## Task brief
Without including any images, reproduce each entry exactly.

== Input data

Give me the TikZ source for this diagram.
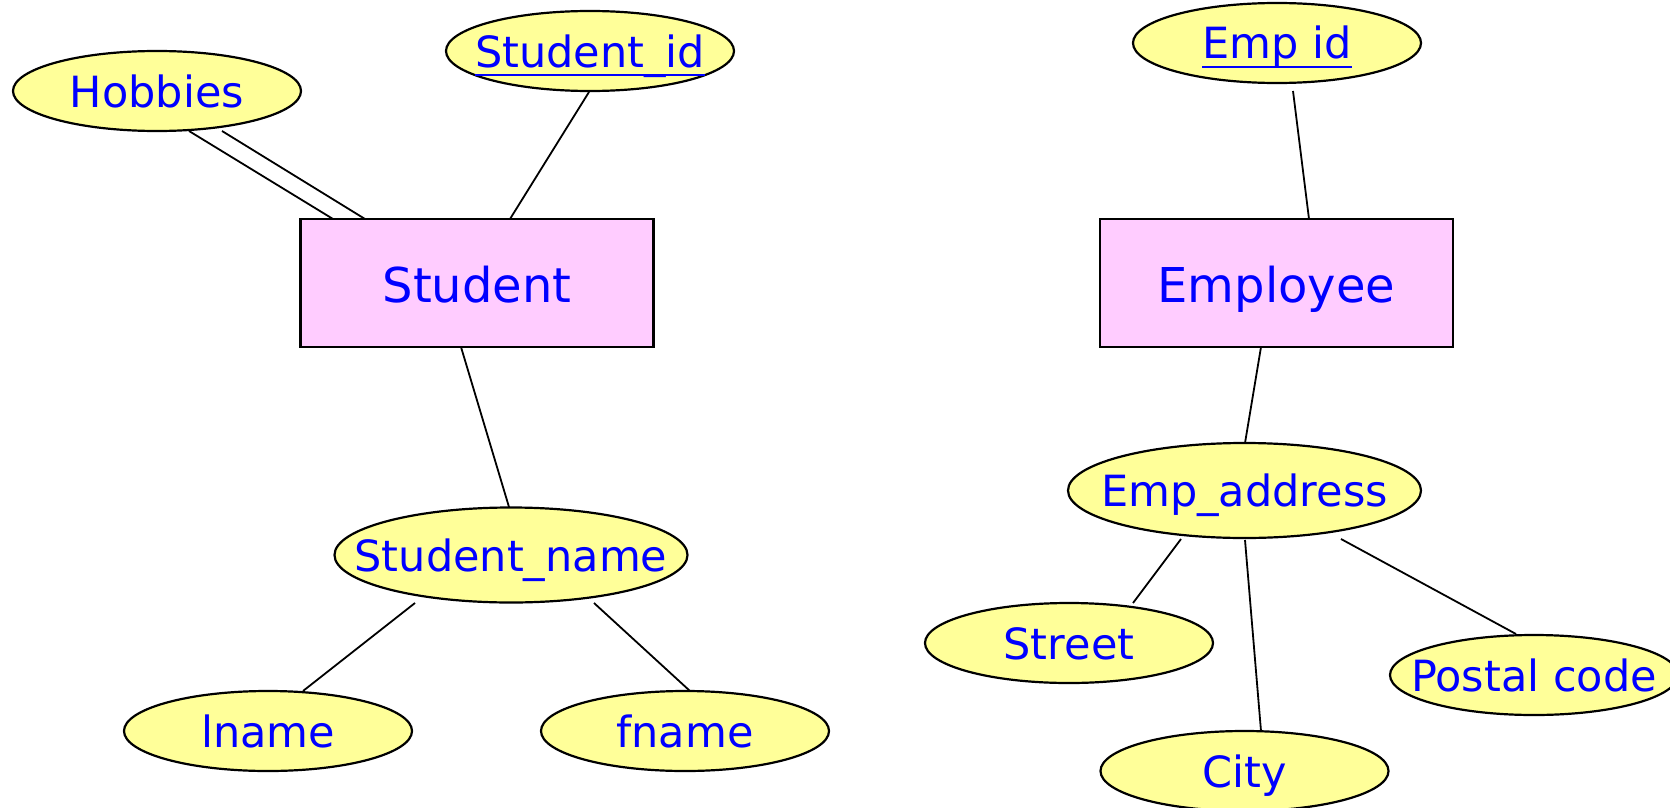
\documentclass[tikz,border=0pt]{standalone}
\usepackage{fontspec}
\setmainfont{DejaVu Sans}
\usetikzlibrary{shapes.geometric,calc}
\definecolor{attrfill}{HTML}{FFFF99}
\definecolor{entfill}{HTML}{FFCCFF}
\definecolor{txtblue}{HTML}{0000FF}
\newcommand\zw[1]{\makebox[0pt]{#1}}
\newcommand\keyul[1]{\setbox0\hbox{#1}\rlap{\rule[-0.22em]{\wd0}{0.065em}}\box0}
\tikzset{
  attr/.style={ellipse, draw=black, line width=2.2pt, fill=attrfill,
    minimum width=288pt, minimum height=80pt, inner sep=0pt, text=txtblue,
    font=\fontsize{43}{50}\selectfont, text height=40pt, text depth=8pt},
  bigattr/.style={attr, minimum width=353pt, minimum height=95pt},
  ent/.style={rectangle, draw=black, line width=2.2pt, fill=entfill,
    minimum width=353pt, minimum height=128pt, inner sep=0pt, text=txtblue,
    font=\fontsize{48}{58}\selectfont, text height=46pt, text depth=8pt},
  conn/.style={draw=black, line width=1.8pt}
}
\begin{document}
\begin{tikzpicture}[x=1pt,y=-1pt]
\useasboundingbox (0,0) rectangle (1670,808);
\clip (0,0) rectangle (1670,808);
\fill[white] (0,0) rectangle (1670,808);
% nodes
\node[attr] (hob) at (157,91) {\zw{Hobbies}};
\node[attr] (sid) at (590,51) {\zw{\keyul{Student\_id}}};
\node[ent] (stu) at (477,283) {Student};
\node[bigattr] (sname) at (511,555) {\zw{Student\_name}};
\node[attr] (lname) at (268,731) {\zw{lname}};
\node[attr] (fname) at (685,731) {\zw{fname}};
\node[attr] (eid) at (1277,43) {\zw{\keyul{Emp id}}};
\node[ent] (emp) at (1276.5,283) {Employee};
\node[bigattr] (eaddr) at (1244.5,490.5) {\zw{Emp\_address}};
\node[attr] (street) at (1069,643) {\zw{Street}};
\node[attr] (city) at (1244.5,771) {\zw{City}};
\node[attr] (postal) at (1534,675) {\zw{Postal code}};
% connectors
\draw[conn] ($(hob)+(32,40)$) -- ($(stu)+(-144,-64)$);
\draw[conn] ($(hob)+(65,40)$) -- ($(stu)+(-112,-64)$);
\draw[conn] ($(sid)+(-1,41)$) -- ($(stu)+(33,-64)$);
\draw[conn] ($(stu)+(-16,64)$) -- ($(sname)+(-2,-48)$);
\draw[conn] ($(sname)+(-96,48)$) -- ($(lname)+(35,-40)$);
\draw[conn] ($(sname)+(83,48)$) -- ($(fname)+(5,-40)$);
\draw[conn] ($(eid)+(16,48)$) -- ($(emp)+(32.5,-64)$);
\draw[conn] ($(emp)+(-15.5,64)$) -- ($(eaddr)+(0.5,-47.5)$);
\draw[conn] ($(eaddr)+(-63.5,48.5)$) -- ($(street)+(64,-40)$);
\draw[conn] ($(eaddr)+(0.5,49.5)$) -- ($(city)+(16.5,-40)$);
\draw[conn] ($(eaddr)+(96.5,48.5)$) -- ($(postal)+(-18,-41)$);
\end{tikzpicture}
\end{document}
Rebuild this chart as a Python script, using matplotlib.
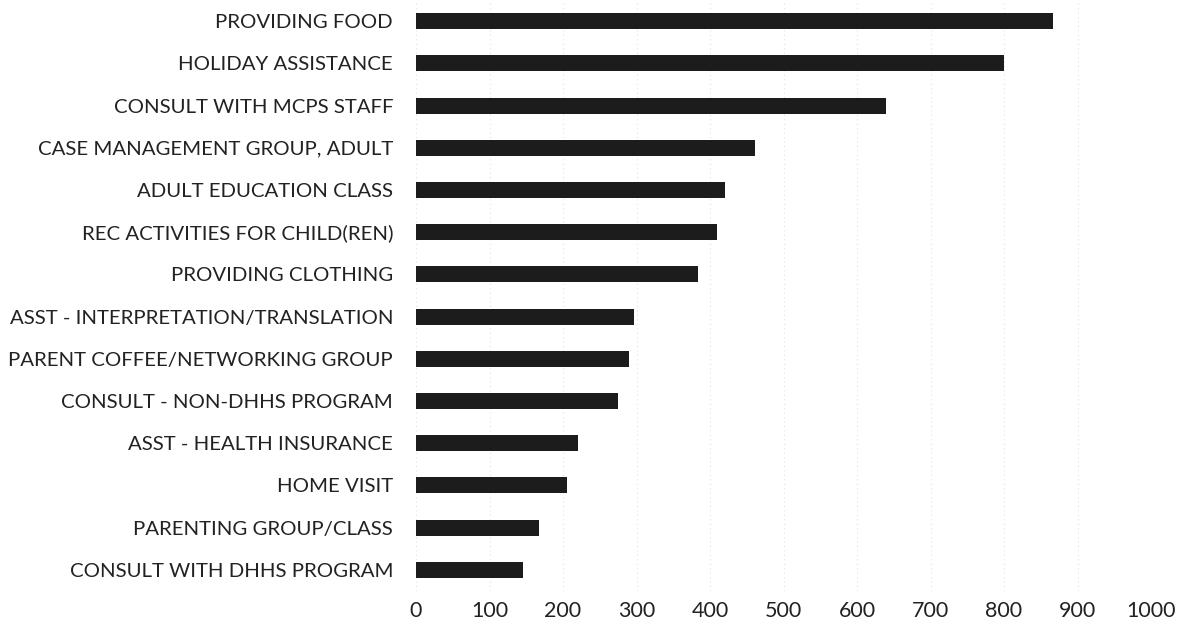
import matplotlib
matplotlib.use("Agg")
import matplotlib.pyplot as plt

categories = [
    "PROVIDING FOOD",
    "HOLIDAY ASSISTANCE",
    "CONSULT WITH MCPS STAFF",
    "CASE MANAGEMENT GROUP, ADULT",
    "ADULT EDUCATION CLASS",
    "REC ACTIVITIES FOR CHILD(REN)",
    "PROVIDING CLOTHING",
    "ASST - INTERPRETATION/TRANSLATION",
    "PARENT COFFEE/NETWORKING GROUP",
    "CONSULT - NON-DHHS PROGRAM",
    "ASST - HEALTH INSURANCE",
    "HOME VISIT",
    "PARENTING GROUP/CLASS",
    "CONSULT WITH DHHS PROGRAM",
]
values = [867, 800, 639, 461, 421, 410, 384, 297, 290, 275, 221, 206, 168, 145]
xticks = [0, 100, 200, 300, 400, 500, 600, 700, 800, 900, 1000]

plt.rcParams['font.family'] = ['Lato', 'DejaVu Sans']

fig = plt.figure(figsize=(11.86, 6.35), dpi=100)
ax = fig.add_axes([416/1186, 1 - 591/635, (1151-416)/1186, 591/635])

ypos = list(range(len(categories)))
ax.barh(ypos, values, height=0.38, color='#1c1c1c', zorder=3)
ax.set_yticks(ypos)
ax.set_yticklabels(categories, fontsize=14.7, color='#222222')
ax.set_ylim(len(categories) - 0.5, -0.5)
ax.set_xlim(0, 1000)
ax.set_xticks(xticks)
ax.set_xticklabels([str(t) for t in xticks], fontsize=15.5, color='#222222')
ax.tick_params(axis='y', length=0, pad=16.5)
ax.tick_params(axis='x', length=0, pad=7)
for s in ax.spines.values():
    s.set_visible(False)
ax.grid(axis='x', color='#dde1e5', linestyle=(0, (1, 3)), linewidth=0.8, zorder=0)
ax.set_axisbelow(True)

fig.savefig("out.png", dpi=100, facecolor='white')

====

## Answer to the problem
Give me the TikZ source for this diagram.
\documentclass[tikz,border=0pt]{standalone}
\usepackage{fontspec}
\setmainfont{DejaVu Sans}
\usetikzlibrary{shapes.geometric,calc}
\definecolor{attrfill}{HTML}{FFFF99}
\definecolor{entfill}{HTML}{FFCCFF}
\definecolor{txtblue}{HTML}{0000FF}
\newcommand\zw[1]{\makebox[0pt]{#1}}
\newcommand\keyul[1]{\setbox0\hbox{#1}\rlap{\rule[-0.22em]{\wd0}{0.065em}}\box0}
\tikzset{
  attr/.style={ellipse, draw=black, line width=2.2pt, fill=attrfill,
    minimum width=288pt, minimum height=80pt, inner sep=0pt, text=txtblue,
    font=\fontsize{43}{50}\selectfont, text height=40pt, text depth=8pt},
  bigattr/.style={attr, minimum width=353pt, minimum height=95pt},
  ent/.style={rectangle, draw=black, line width=2.2pt, fill=entfill,
    minimum width=353pt, minimum height=128pt, inner sep=0pt, text=txtblue,
    font=\fontsize{48}{58}\selectfont, text height=46pt, text depth=8pt},
  conn/.style={draw=black, line width=1.8pt}
}
\begin{document}
\begin{tikzpicture}[x=1pt,y=-1pt]
\useasboundingbox (0,0) rectangle (1670,808);
\clip (0,0) rectangle (1670,808);
\fill[white] (0,0) rectangle (1670,808);
% nodes
\node[attr] (hob) at (157,91) {\zw{Hobbies}};
\node[attr] (sid) at (590,51) {\zw{\keyul{Student\_id}}};
\node[ent] (stu) at (477,283) {Student};
\node[bigattr] (sname) at (511,555) {\zw{Student\_name}};
\node[attr] (lname) at (268,731) {\zw{lname}};
\node[attr] (fname) at (685,731) {\zw{fname}};
\node[attr] (eid) at (1277,43) {\zw{\keyul{Emp id}}};
\node[ent] (emp) at (1276.5,283) {Employee};
\node[bigattr] (eaddr) at (1244.5,490.5) {\zw{Emp\_address}};
\node[attr] (street) at (1069,643) {\zw{Street}};
\node[attr] (city) at (1244.5,771) {\zw{City}};
\node[attr] (postal) at (1534,675) {\zw{Postal code}};
% connectors
\draw[conn] ($(hob)+(32,40)$) -- ($(stu)+(-144,-64)$);
\draw[conn] ($(hob)+(65,40)$) -- ($(stu)+(-112,-64)$);
\draw[conn] ($(sid)+(-1,41)$) -- ($(stu)+(33,-64)$);
\draw[conn] ($(stu)+(-16,64)$) -- ($(sname)+(-2,-48)$);
\draw[conn] ($(sname)+(-96,48)$) -- ($(lname)+(35,-40)$);
\draw[conn] ($(sname)+(83,48)$) -- ($(fname)+(5,-40)$);
\draw[conn] ($(eid)+(16,48)$) -- ($(emp)+(32.5,-64)$);
\draw[conn] ($(emp)+(-15.5,64)$) -- ($(eaddr)+(0.5,-47.5)$);
\draw[conn] ($(eaddr)+(-63.5,48.5)$) -- ($(street)+(64,-40)$);
\draw[conn] ($(eaddr)+(0.5,49.5)$) -- ($(city)+(16.5,-40)$);
\draw[conn] ($(eaddr)+(96.5,48.5)$) -- ($(postal)+(-18,-41)$);
\end{tikzpicture}
\end{document}
Rebuild this chart as a Python script, using matplotlib.
import matplotlib
matplotlib.use("Agg")
import matplotlib.pyplot as plt

categories = [
    "PROVIDING FOOD",
    "HOLIDAY ASSISTANCE",
    "CONSULT WITH MCPS STAFF",
    "CASE MANAGEMENT GROUP, ADULT",
    "ADULT EDUCATION CLASS",
    "REC ACTIVITIES FOR CHILD(REN)",
    "PROVIDING CLOTHING",
    "ASST - INTERPRETATION/TRANSLATION",
    "PARENT COFFEE/NETWORKING GROUP",
    "CONSULT - NON-DHHS PROGRAM",
    "ASST - HEALTH INSURANCE",
    "HOME VISIT",
    "PARENTING GROUP/CLASS",
    "CONSULT WITH DHHS PROGRAM",
]
values = [867, 800, 639, 461, 421, 410, 384, 297, 290, 275, 221, 206, 168, 145]
xticks = [0, 100, 200, 300, 400, 500, 600, 700, 800, 900, 1000]

plt.rcParams['font.family'] = ['Lato', 'DejaVu Sans']

fig = plt.figure(figsize=(11.86, 6.35), dpi=100)
ax = fig.add_axes([416/1186, 1 - 591/635, (1151-416)/1186, 591/635])

ypos = list(range(len(categories)))
ax.barh(ypos, values, height=0.38, color='#1c1c1c', zorder=3)
ax.set_yticks(ypos)
ax.set_yticklabels(categories, fontsize=14.7, color='#222222')
ax.set_ylim(len(categories) - 0.5, -0.5)
ax.set_xlim(0, 1000)
ax.set_xticks(xticks)
ax.set_xticklabels([str(t) for t in xticks], fontsize=15.5, color='#222222')
ax.tick_params(axis='y', length=0, pad=16.5)
ax.tick_params(axis='x', length=0, pad=7)
for s in ax.spines.values():
    s.set_visible(False)
ax.grid(axis='x', color='#dde1e5', linestyle=(0, (1, 3)), linewidth=0.8, zorder=0)
ax.set_axisbelow(True)

fig.savefig("out.png", dpi=100, facecolor='white')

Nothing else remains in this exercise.